— Begin Given data —
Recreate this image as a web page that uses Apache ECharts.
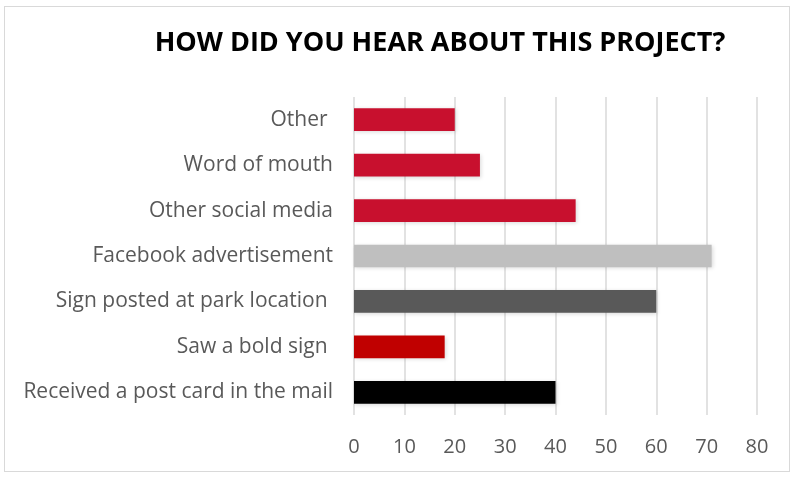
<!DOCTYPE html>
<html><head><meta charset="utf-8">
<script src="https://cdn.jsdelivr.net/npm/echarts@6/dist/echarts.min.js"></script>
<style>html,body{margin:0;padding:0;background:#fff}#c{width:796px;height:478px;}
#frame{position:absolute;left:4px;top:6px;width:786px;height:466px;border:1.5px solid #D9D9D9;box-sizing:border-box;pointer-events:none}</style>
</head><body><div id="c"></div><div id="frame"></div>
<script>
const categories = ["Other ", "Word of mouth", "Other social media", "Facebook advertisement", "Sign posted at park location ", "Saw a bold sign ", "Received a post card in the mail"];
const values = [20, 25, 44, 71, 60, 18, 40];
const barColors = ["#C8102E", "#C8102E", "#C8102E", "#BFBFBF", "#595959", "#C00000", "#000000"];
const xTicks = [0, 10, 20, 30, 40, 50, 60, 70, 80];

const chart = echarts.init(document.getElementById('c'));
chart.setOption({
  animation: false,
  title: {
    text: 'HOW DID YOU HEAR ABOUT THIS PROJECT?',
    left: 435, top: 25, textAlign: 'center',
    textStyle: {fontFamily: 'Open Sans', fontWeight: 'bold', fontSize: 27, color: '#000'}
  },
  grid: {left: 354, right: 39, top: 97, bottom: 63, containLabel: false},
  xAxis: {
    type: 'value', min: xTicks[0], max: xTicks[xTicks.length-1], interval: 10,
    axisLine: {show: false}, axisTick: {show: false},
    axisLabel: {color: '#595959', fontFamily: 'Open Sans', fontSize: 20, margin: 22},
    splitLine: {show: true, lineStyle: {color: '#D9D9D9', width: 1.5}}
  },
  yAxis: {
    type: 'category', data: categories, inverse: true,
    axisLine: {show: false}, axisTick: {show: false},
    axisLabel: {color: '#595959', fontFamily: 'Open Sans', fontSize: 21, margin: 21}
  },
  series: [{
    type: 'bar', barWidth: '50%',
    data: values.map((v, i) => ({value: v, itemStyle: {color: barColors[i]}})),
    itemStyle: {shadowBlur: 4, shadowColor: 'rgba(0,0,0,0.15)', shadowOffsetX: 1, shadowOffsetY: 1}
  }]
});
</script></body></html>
— End Given data —
# Set exercise
Write out exactly the opening lines of the data, stopping after the line that holds "60, 70, 80];". Exclude pictures.

# Solution to this exercise
Recreate this image as a web page that uses Apache ECharts.
<!DOCTYPE html>
<html><head><meta charset="utf-8">
<script src="https://cdn.jsdelivr.net/npm/echarts@6/dist/echarts.min.js"></script>
<style>html,body{margin:0;padding:0;background:#fff}#c{width:796px;height:478px;}
#frame{position:absolute;left:4px;top:6px;width:786px;height:466px;border:1.5px solid #D9D9D9;box-sizing:border-box;pointer-events:none}</style>
</head><body><div id="c"></div><div id="frame"></div>
<script>
const categories = ["Other ", "Word of mouth", "Other social media", "Facebook advertisement", "Sign posted at park location ", "Saw a bold sign ", "Received a post card in the mail"];
const values = [20, 25, 44, 71, 60, 18, 40];
const barColors = ["#C8102E", "#C8102E", "#C8102E", "#BFBFBF", "#595959", "#C00000", "#000000"];
const xTicks = [0, 10, 20, 30, 40, 50, 60, 70, 80];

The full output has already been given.